İklim değişikliğiyle çok daha etkin mücadele etmenin şart olduğuna değinen Kurum, "Bu anlamda, ülke olarak adeta bir seferberlik ruhuyla hareket etmek için bir İklim Kanunu'na ihtiyaç duyduğumuz aşikardır" dedi.
'İklim Kanunu gerekli altyapıyı sağlayacak'
Kurum İklim Değişikliğiyle Mücadele Çalıştayı'nın 14 maddelik sonuç bildirgesini de okudu ve "Bu çok detaylı bir çalışma. İnşallah Meclisimizin çıkaracağı İklim Kanunu'na da gerekli altyapıyı sağlayacak ve altlık oluşturacaktır" dedi.
Kurum, "Bölgesel İklim Değişikliği Eylem Planlarıyla, 7 bölgemiz tüm alanlarda iklim değişikliğine uyumlu hale getirilecek, bu çerçevede akıllı şehir ve sıfır atık uygulamalarını yaygınlaştıracağız. Ülkemizin her yerinde, enerji verimli, iklime duyarlı yeni yerleşim alanları kuracağız'' ifadelerini kullandı.
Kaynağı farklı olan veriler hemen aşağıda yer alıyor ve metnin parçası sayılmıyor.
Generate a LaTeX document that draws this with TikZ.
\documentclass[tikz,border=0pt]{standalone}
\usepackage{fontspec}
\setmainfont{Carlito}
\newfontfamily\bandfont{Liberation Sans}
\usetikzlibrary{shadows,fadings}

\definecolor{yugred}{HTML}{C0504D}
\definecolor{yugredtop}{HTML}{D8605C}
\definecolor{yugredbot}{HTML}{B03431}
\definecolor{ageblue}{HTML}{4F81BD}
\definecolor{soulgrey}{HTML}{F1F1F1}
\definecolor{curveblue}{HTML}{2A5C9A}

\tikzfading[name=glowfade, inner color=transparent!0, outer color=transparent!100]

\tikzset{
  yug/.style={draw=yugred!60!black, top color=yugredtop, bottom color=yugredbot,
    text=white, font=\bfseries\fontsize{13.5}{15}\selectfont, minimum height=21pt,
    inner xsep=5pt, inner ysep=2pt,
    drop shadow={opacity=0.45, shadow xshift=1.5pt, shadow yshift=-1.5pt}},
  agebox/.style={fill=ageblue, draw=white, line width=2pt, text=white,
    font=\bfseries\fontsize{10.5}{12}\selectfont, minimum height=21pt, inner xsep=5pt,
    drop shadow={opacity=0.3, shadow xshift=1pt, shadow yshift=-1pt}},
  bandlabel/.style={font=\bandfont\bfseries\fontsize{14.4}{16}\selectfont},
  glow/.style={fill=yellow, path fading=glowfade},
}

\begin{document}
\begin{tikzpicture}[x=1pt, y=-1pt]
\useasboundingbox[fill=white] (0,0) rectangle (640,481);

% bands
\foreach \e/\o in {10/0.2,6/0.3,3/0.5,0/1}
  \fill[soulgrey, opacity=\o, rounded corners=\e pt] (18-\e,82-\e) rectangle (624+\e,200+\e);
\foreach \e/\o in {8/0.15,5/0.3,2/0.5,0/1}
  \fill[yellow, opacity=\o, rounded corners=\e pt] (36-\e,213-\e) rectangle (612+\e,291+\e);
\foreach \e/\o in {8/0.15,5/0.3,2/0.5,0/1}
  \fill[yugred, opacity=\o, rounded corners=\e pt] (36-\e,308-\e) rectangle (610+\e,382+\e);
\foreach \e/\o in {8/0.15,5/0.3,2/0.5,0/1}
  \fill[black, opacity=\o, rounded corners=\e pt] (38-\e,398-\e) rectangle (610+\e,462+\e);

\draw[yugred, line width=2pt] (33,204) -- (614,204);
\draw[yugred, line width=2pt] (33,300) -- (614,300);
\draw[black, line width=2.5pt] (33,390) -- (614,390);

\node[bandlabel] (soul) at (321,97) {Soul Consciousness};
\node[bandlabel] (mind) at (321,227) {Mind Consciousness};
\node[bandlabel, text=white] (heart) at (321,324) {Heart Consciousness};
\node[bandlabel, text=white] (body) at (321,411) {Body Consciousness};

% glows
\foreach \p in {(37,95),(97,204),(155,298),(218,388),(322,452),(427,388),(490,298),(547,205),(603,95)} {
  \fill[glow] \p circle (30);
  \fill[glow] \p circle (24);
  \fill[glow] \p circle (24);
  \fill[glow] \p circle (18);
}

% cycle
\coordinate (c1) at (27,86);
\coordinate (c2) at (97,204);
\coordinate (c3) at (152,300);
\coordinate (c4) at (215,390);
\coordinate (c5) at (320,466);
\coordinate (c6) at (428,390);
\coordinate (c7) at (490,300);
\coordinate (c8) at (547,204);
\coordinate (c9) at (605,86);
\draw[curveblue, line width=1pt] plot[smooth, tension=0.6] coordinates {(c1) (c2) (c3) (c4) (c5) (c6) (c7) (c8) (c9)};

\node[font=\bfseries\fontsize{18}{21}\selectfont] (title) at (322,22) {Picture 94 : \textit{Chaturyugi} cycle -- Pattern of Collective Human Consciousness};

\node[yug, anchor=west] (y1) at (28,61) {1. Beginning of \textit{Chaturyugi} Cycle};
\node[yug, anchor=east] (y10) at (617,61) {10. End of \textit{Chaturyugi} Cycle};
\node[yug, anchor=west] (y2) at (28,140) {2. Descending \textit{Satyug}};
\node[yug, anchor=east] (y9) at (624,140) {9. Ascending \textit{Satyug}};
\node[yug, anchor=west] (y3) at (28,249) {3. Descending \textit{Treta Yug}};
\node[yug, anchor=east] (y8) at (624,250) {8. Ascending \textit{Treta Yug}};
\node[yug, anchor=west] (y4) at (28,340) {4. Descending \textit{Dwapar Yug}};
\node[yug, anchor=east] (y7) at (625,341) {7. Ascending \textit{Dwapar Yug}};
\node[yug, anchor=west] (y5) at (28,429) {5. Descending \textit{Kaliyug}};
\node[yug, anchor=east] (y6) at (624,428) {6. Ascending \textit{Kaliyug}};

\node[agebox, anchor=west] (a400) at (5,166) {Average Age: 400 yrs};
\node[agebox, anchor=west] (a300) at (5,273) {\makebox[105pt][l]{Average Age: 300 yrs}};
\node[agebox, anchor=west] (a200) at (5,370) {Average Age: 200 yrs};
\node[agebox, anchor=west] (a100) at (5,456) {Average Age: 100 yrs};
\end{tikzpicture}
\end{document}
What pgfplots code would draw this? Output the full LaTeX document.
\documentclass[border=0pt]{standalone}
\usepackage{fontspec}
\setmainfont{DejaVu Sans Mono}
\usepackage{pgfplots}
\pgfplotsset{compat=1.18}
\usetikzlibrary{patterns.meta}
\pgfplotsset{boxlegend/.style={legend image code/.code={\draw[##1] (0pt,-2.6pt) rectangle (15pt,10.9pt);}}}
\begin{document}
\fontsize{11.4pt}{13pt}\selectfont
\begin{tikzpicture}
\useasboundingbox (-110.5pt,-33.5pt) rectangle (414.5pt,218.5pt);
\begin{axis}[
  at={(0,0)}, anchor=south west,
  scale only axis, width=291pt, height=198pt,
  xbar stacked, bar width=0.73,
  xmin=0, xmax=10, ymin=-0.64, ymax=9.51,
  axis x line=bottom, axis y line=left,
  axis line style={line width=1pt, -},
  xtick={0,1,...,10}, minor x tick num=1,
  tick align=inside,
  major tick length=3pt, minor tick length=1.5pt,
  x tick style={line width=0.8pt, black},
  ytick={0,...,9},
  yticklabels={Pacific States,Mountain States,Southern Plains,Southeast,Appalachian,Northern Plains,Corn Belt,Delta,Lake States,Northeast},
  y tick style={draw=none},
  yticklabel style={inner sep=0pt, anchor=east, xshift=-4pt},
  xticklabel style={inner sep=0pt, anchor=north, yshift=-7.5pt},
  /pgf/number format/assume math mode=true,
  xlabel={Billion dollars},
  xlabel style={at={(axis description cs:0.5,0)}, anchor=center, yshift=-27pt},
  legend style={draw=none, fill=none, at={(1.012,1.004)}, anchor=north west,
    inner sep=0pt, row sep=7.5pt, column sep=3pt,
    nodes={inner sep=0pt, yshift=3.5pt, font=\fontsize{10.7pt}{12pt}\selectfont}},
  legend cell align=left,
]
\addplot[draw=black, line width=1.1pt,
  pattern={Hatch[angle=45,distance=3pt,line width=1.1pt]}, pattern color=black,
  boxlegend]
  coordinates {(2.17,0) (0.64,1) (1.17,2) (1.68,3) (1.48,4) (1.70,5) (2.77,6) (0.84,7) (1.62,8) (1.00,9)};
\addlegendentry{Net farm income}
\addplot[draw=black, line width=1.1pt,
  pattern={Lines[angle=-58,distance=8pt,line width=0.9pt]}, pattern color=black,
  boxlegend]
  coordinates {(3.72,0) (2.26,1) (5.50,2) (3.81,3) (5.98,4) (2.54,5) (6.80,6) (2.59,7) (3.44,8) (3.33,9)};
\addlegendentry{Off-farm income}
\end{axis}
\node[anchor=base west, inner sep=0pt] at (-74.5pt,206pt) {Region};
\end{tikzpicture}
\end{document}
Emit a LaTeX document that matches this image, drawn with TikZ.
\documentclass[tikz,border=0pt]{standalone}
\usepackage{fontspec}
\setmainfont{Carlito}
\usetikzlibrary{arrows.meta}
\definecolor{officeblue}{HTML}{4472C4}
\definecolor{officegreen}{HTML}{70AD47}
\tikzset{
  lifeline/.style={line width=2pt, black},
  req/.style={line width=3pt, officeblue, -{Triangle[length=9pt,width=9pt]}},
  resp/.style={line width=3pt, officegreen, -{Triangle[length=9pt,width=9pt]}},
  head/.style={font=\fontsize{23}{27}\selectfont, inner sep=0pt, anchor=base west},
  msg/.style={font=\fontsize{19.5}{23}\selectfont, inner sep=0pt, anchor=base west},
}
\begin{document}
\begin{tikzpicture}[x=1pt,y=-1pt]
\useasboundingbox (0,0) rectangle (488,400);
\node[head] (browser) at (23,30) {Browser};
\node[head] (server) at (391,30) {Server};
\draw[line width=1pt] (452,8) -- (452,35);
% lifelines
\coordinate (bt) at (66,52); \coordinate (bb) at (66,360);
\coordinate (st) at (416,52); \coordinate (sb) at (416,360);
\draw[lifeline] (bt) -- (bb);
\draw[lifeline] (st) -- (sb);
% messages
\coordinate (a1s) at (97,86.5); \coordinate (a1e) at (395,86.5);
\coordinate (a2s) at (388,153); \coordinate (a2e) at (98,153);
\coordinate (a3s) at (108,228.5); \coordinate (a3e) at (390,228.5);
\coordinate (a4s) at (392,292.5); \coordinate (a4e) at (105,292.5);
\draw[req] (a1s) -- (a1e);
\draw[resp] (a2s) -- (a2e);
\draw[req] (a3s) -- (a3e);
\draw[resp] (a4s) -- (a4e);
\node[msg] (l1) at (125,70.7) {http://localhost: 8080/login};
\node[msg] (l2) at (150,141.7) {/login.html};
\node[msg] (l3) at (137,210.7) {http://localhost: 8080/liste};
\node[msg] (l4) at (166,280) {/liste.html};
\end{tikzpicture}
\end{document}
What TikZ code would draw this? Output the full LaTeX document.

'Atıkların geri kazanım oranı yükseliyor'
2023 yılına kadar tüm ülkede yaygınlaştırılacak Sıfır Atık Projesi kapsamında atıkların geri kazanım oranı 2035 yılında yüzde 60'a çıkarılacağına dikkat çeken Kurum şöyle devam etti:
"2050 yılında ise evsel atıkların düzenli depolama ile bertarafına son verilecek. Ülkemizde halihazırda yüzde 2,5 olan arıtılarak yeniden kullanılan atıksu oranını 2023 yılında yüzde 5’e, 2030 yılında ise yüzde 15’e çıkarılacak adımlar atılacaktır. Yenilenebilir enerji kaynaklarından elektrik üretim kapasitesi arttırılacak. 2030 yılına kadar, elektrik üretimimiz güneş enerjisinden 10 cigavat, rüzgar enerjisinden ise 16 cigavat kapasitesine çıkarılacaktır."
'Sel ve erozyon tehdidi olan bölgelerde yeniden inşaya izin yok'
Kurum, kamu ve özel sektörün, iklim değişikliğiyle mücadele çalışmalarına yönelik teşvik ve finansman imkanlarının geliştirileceğini, uluslararası finansman kaynaklarına erişim imkanlarının arttırılacağını da söyledi.
"Ülkemizin tamamında, sel, heyelan, erozyon, taşkın tehdidi altında bulunan bölgelere yeniden inşa faaliyetine kesinlikle izin verilmeyecektir. Tüm bu risk altındaki yapılar için uygun alanlar belirlenecek ve kamulaştırma ve o alanlarda dönüşüm projeleriyle taşıma süreci başlatılacaktır" diyen Kurum, bu anlamda Trabzon, Rize, Ordu ve Giresun'da çalışmaların yürütüldüğünü dile getirdi.